Fortunately, I was surrounded by archaeologists and they quickly filled me in: the evidence we were looking for was not stone walls but tiny artifacts, some no bigger than a single bead or piece of pottery.
That's when it dawned on me how incredibly slow and detail-oriented this process is. Of course, it is a very purposeful, methodical slowness, and it’s amazing how much activity it takes to be so slow. There was the backhoe clearing away the sand down to the original topsoil, then the methodical scraping of the layers, inch by inch, the sifting of every bucketful of soil that was excavated and finally the recording and cataloging of it all. There was this expectation in me, too, that we would start digging and sand would just fall away from buried structures and exhibit the past, right there for even my novice eyes to see, like a picture developing. Instead, watching these highly-trained folks labor on their craft and the intensity with which they collect data in incremental values, it slowly dawned on me how specialized archaeology is.

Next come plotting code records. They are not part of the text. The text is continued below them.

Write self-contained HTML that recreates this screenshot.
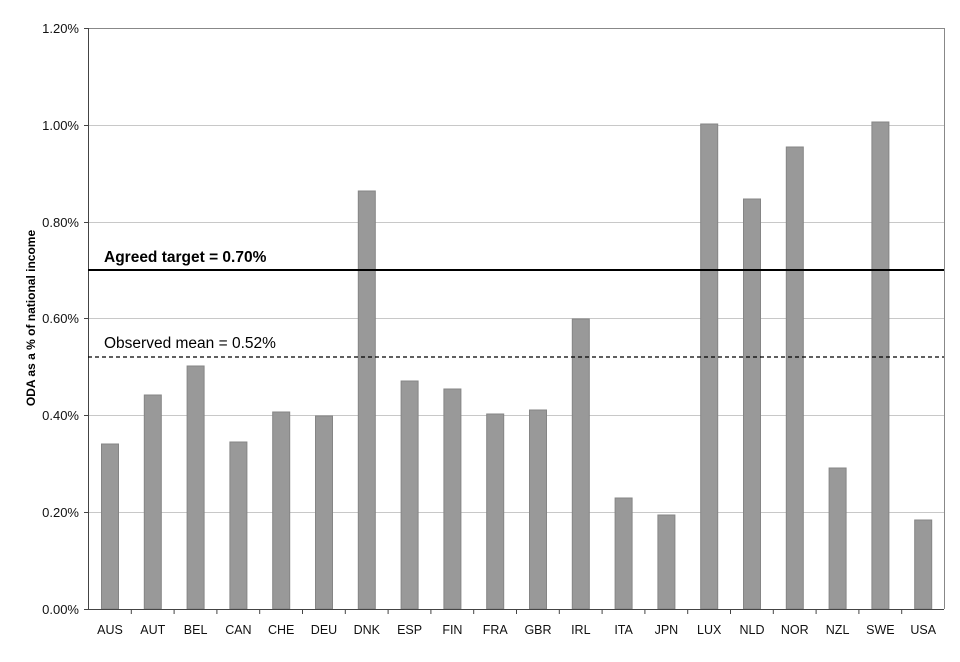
<!DOCTYPE html>
<html><head><style>body{margin:0;background:#fff}</style></head><body>
<svg width="960" height="657" xmlns="http://www.w3.org/2000/svg" font-family="Liberation Sans, Arial, sans-serif">
<rect width="960" height="657" fill="#fff"/>
<g stroke="#c8c8c8" stroke-width="1">
<line x1="88" y1="125.5" x2="944" y2="125.5"/>
<line x1="88" y1="222.5" x2="944" y2="222.5"/>
<line x1="88" y1="318.5" x2="944" y2="318.5"/>
<line x1="88" y1="415.5" x2="944" y2="415.5"/>
<line x1="88" y1="512.5" x2="944" y2="512.5"/>
</g>
<line x1="88" y1="28.5" x2="944" y2="28.5" stroke="#888"/>
<line x1="944.5" y1="28" x2="944.5" y2="609" stroke="#888"/>
<g fill="#999" stroke="#858585" stroke-width="1">
<rect x="101.5" y="444" width="17" height="165"/>
<rect x="144.3" y="395" width="17" height="214"/>
<rect x="187.1" y="366" width="17" height="243"/>
<rect x="229.9" y="442" width="17" height="167"/>
<rect x="272.7" y="412" width="17" height="197"/>
<rect x="315.5" y="416" width="17" height="193"/>
<rect x="358.3" y="191" width="17" height="418"/>
<rect x="401.1" y="381" width="17" height="228"/>
<rect x="443.9" y="389" width="17" height="220"/>
<rect x="486.7" y="414" width="17" height="195"/>
<rect x="529.5" y="410" width="17" height="199"/>
<rect x="572.3" y="319" width="17" height="290"/>
<rect x="615.1" y="498" width="17" height="111"/>
<rect x="657.9" y="515" width="17" height="94"/>
<rect x="700.7" y="124" width="17" height="485"/>
<rect x="743.5" y="199" width="17" height="410"/>
<rect x="786.3" y="147" width="17" height="462"/>
<rect x="829.1" y="468" width="17" height="141"/>
<rect x="871.9" y="122" width="17" height="487"/>
<rect x="914.7" y="520" width="17" height="89"/>
</g>
<line x1="88.5" y1="28" x2="88.5" y2="610" stroke="#444"/>
<line x1="88" y1="609.5" x2="944" y2="609.5" stroke="#444"/>
<g stroke="#444">
<line x1="84" y1="28.5" x2="88" y2="28.5"/><line x1="84" y1="125.5" x2="88" y2="125.5"/>
<line x1="84" y1="222.5" x2="88" y2="222.5"/><line x1="84" y1="318.5" x2="88" y2="318.5"/>
<line x1="84" y1="415.5" x2="88" y2="415.5"/><line x1="84" y1="512.5" x2="88" y2="512.5"/>
<line x1="84" y1="609.5" x2="88" y2="609.5"/>
</g>
<g stroke="#444">
<line x1="131.3" y1="609" x2="131.3" y2="614"/><line x1="174.1" y1="609" x2="174.1" y2="614"/>
<line x1="216.9" y1="609" x2="216.9" y2="614"/><line x1="259.7" y1="609" x2="259.7" y2="614"/>
<line x1="302.5" y1="609" x2="302.5" y2="614"/><line x1="345.3" y1="609" x2="345.3" y2="614"/>
<line x1="388.1" y1="609" x2="388.1" y2="614"/><line x1="430.9" y1="609" x2="430.9" y2="614"/>
<line x1="473.7" y1="609" x2="473.7" y2="614"/><line x1="516.5" y1="609" x2="516.5" y2="614"/>
<line x1="559.3" y1="609" x2="559.3" y2="614"/><line x1="602.1" y1="609" x2="602.1" y2="614"/>
<line x1="644.9" y1="609" x2="644.9" y2="614"/><line x1="687.7" y1="609" x2="687.7" y2="614"/>
<line x1="730.5" y1="609" x2="730.5" y2="614"/><line x1="773.3" y1="609" x2="773.3" y2="614"/>
<line x1="816.1" y1="609" x2="816.1" y2="614"/><line x1="858.9" y1="609" x2="858.9" y2="614"/>
<line x1="901.7" y1="609" x2="901.7" y2="614"/>
</g>
<line x1="88" y1="270" x2="944" y2="270" stroke="#000" stroke-width="2"/>
<line x1="88" y1="357" x2="944" y2="357" stroke="#000" stroke-width="1.3" stroke-dasharray="4,3"/>
<text x="104" y="262" font-size="15.5" font-weight="bold">Agreed target = 0.70%</text>
<text x="104" y="348" font-size="15.5">Observed mean = 0.52%</text>
<g font-size="13" text-anchor="end" fill="#111">
<text x="79" y="33">1.20%</text><text x="79" y="130">1.00%</text><text x="79" y="227">0.80%</text>
<text x="79" y="323">0.60%</text><text x="79" y="420">0.40%</text><text x="79" y="517">0.20%</text>
<text x="79" y="614">0.00%</text>
</g>
<g font-size="12.5" text-anchor="middle" fill="#111">
<text x="110" y="634">AUS</text><text x="152.8" y="634">AUT</text><text x="195.6" y="634">BEL</text>
<text x="238.4" y="634">CAN</text><text x="281.2" y="634">CHE</text><text x="324" y="634">DEU</text>
<text x="366.8" y="634">DNK</text><text x="409.6" y="634">ESP</text><text x="452.4" y="634">FIN</text>
<text x="495.2" y="634">FRA</text><text x="538" y="634">GBR</text><text x="580.8" y="634">IRL</text>
<text x="623.6" y="634">ITA</text><text x="666.4" y="634">JPN</text><text x="709.2" y="634">LUX</text>
<text x="752" y="634">NLD</text><text x="794.8" y="634">NOR</text><text x="837.6" y="634">NZL</text>
<text x="880.4" y="634">SWE</text><text x="923.2" y="634">USA</text>
</g>
<text transform="translate(35,318) rotate(-90)" font-size="12" font-weight="bold" text-anchor="middle">ODA as a % of national income</text>
</svg>
</body></html>
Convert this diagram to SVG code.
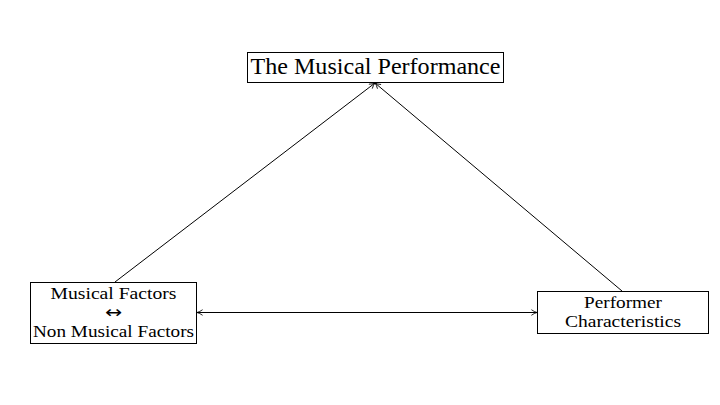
<svg xmlns="http://www.w3.org/2000/svg" width="720" height="405" viewBox="0 0 720 405">
<style>
.box{fill:#fff;stroke:#000;stroke-width:1}
.t{font-family:"Liberation Serif","DejaVu Serif",serif;fill:#000;text-anchor:middle}
.big{font-size:23px}
.sm{font-size:16.5px}
.arr{font-family:"DejaVu Sans",sans-serif;font-size:17px}
.c{stroke:#000;stroke-width:1;fill:none}
</style>
<defs>
<marker id="ah" viewBox="0 0 10 10" refX="9" refY="5" markerWidth="7" markerHeight="7" orient="auto-start-reverse" markerUnits="userSpaceOnUse">
<path d="M1,1 Q5,4 9,5 Q5,6 1,9" fill="none" stroke="#000" stroke-width="1.2"/>
</marker>
</defs>
<rect width="720" height="405" fill="#fff"/>
<g id="connectors">
<line class="c" x1="115" y1="282" x2="375" y2="83" marker-end="url(#ah)"/>
<line class="c" x1="622" y1="291" x2="375" y2="83" marker-end="url(#ah)"/>
<line class="c" x1="197" y1="312.5" x2="537" y2="312.5" marker-start="url(#ah)" marker-end="url(#ah)"/>
</g>
<g id="performance">
<rect class="box" x="247.5" y="52.5" width="256" height="30"/>
<text class="t big" x="375.5" y="74" textLength="250" lengthAdjust="spacingAndGlyphs">The Musical Performance</text>
</g>
<g id="factors">
<rect class="box" x="30.5" y="282.5" width="166" height="61"/>
<text class="t sm" x="113.5" y="299" textLength="126" lengthAdjust="spacingAndGlyphs">Musical Factors</text>
<text class="t arr" x="113.5" y="318" textLength="17" lengthAdjust="spacingAndGlyphs">↔</text>
<text class="t sm" x="113.5" y="337" textLength="161" lengthAdjust="spacingAndGlyphs">Non Musical Factors</text>
</g>
<g id="performer">
<rect class="box" x="537.5" y="291.5" width="171" height="42"/>
<text class="t sm" x="623" y="308" textLength="78" lengthAdjust="spacingAndGlyphs">Performer</text>
<text class="t sm" x="623" y="327" textLength="116" lengthAdjust="spacingAndGlyphs">Characteristics</text>
</g>
</svg>
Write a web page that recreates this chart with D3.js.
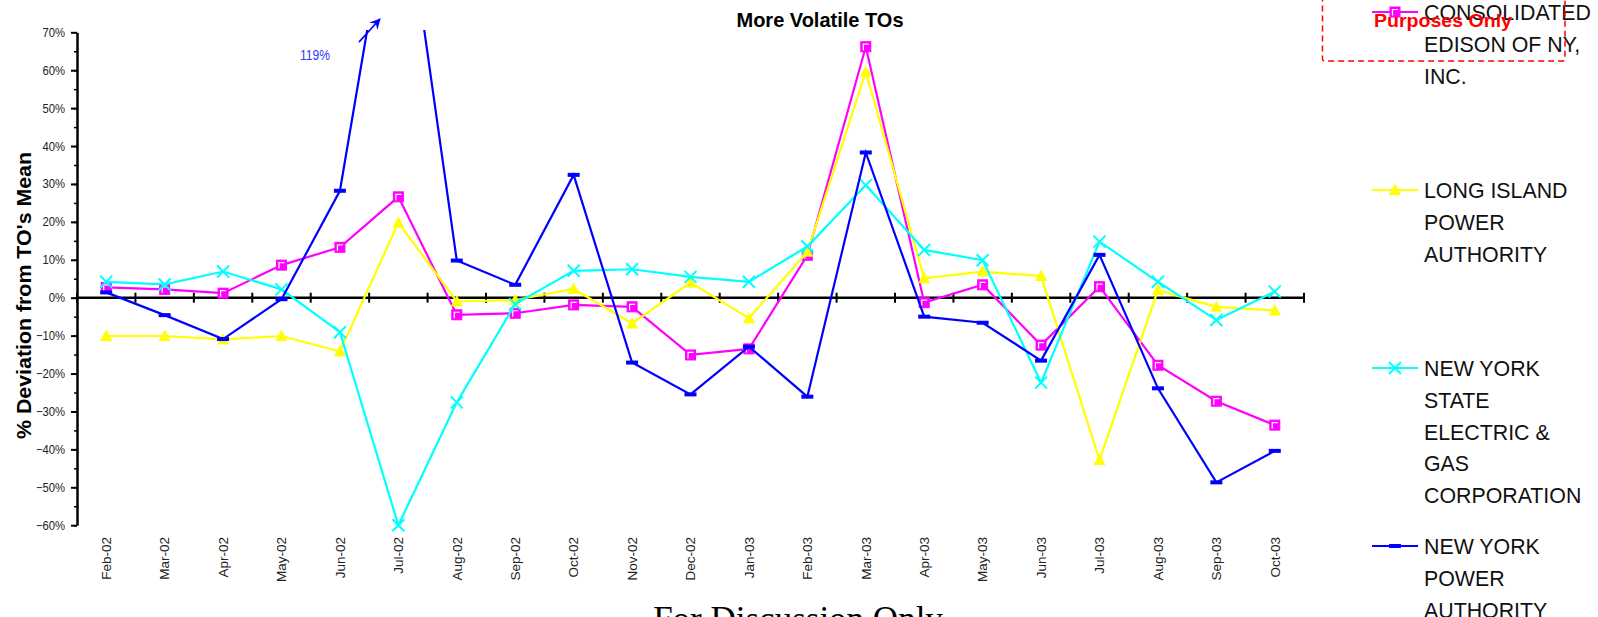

It has to be, too, because of the very real danger of losing the evidence and context forever if it’s not done correctly.
But amid all that intensive labor, the silence would be punctuated by a whoop of joy when a find was made. I rushed over to take a look and was amazed how a tiny thing could get them so excited. It's all about the context, I learned. Find the right thing in the right place and a single piece of pottery can tell you as much as the whole pot.
On Roanoke, there was no expectation from the archaeologists that we would find anything really dramatic like wood framing of buildings. When we came down on what folks suspected was evidence of structures, it was just a different color soil where the decomposing posts left a stain in the sand. It looked like shadows or ghost images of the buildings as they used to exist.
It got me thinking about the nature of archaeological research. The process is a hunt for objects, churning through sometimes massive amounts of dirt, but in spite of that, the product is almost vaporous. It’s more the connection of all those objects together: points in a constellation, a sort of spider web of understanding woven together through countless hours of research, keen eyes for detail, and clever, informed estimations.
And, sometimes, a miraculous little object, tucked away in the dirt for hundreds of years.